● AIM OF THE EXERCISE: Pull out every line in the data that has the string "this" in it.

● RECORDS SUPPLIED:
►

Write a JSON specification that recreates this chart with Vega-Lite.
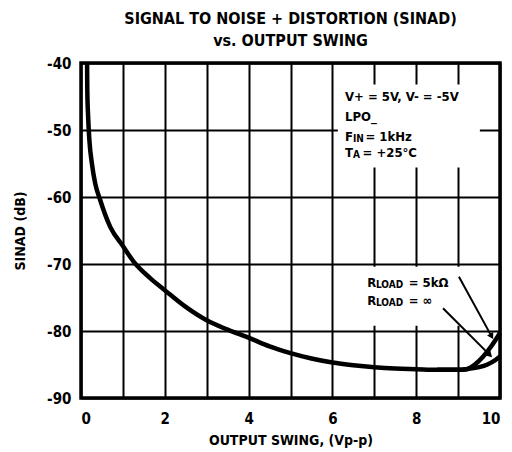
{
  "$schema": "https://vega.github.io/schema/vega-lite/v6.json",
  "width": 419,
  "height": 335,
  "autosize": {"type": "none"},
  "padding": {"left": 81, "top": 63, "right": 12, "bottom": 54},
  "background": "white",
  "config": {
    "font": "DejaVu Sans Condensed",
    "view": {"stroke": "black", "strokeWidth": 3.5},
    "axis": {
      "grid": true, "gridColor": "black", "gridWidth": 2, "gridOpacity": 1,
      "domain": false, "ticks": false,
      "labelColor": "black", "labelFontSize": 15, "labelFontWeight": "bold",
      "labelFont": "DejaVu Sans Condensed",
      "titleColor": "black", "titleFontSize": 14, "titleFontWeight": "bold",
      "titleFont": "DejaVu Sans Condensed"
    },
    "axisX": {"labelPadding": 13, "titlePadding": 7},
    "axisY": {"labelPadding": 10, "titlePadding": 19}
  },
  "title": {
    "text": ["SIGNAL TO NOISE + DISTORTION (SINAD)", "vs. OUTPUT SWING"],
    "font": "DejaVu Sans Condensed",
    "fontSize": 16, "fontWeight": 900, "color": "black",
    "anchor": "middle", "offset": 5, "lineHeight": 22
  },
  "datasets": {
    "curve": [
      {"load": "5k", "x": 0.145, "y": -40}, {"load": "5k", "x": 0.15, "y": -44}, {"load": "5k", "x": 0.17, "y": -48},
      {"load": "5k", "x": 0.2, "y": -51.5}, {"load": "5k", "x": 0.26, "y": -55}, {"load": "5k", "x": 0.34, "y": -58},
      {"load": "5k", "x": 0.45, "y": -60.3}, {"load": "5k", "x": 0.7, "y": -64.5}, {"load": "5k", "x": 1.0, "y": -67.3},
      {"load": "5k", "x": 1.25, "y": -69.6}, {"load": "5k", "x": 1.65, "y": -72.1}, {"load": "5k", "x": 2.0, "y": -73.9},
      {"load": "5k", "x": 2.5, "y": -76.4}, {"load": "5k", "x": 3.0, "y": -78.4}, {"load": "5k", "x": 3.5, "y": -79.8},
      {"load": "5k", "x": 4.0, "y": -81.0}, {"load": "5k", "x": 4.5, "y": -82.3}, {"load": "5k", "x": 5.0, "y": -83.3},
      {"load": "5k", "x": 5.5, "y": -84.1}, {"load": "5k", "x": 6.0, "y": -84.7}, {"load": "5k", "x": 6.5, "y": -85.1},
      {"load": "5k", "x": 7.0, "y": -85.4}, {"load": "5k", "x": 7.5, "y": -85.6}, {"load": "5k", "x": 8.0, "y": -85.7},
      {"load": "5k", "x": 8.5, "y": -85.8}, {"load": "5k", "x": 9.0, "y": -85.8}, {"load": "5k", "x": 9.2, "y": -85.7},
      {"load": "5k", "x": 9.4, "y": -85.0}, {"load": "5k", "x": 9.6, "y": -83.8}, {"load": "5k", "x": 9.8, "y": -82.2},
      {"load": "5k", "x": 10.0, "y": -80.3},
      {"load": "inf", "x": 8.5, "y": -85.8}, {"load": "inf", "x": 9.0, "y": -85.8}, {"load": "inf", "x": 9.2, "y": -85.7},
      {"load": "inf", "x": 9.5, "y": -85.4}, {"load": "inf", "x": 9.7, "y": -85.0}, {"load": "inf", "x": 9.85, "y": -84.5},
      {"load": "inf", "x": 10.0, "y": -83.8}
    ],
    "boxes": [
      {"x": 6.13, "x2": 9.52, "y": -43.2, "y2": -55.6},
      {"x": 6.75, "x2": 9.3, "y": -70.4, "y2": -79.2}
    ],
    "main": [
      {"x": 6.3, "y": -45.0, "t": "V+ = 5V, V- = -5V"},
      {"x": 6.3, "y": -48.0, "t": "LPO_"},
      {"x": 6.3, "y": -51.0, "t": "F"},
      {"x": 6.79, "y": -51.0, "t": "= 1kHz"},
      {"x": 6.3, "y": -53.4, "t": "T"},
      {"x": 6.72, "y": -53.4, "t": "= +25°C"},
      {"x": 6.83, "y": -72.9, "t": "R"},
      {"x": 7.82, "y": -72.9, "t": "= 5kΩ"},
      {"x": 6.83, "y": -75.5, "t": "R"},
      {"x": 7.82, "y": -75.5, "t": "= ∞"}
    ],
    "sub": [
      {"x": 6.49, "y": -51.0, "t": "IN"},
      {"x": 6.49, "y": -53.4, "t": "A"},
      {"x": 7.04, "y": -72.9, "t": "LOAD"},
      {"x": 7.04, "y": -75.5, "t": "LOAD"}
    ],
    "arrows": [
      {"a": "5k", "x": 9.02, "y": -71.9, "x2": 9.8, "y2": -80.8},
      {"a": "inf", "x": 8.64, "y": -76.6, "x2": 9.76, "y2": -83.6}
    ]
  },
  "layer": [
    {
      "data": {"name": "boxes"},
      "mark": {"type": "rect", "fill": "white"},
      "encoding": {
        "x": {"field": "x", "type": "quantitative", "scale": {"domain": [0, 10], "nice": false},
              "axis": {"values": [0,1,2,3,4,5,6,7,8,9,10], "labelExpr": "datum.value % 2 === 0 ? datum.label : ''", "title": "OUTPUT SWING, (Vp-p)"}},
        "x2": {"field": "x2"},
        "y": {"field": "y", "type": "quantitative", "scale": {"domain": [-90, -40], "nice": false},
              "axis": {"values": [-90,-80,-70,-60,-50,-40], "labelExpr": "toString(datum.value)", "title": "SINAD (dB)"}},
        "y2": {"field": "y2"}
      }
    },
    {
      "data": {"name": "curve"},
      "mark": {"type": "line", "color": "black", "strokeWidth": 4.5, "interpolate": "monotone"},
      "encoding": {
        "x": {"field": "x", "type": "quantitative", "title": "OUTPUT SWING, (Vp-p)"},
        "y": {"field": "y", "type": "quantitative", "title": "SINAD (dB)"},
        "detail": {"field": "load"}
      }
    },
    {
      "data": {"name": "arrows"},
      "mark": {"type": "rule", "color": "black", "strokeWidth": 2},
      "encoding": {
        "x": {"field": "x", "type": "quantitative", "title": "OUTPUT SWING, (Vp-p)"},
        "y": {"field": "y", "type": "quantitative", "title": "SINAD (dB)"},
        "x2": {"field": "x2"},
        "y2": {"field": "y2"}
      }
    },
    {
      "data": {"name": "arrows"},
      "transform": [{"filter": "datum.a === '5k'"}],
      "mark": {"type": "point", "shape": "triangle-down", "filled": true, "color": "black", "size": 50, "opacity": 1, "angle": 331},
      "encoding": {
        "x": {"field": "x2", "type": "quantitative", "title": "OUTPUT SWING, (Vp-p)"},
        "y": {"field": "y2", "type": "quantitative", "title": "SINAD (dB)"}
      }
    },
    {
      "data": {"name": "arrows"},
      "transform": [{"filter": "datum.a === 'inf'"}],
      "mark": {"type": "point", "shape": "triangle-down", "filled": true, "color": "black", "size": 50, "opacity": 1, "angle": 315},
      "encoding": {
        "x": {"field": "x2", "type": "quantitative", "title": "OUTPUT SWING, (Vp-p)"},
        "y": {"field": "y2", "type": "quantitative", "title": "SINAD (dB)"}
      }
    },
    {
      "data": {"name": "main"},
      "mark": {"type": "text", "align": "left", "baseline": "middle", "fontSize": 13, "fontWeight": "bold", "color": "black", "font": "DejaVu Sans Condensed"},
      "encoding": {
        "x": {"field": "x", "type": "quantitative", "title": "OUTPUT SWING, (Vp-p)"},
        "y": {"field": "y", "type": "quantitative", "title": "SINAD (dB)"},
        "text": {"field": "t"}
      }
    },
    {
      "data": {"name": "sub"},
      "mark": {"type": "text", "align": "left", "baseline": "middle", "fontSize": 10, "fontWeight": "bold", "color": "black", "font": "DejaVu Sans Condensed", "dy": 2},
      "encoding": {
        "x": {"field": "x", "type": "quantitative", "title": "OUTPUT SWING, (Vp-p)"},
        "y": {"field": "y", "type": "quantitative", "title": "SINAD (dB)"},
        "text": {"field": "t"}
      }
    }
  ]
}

◄
►

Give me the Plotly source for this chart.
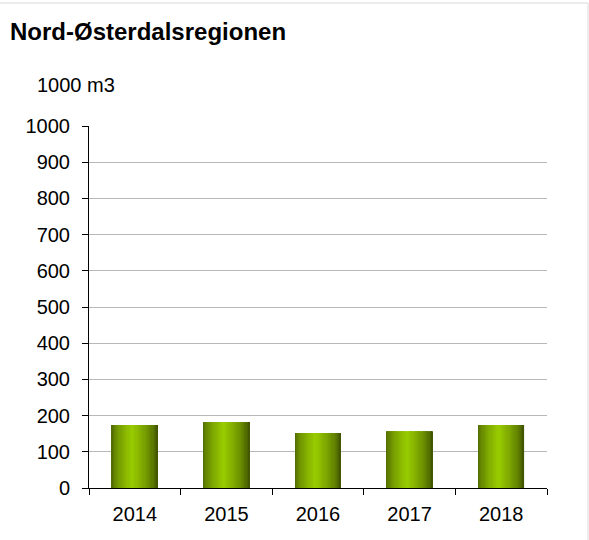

◄

● WRITTEN RESPONSE:
Write a JSON specification that recreates this chart with Vega-Lite.
Give me the Plotly source for this chart.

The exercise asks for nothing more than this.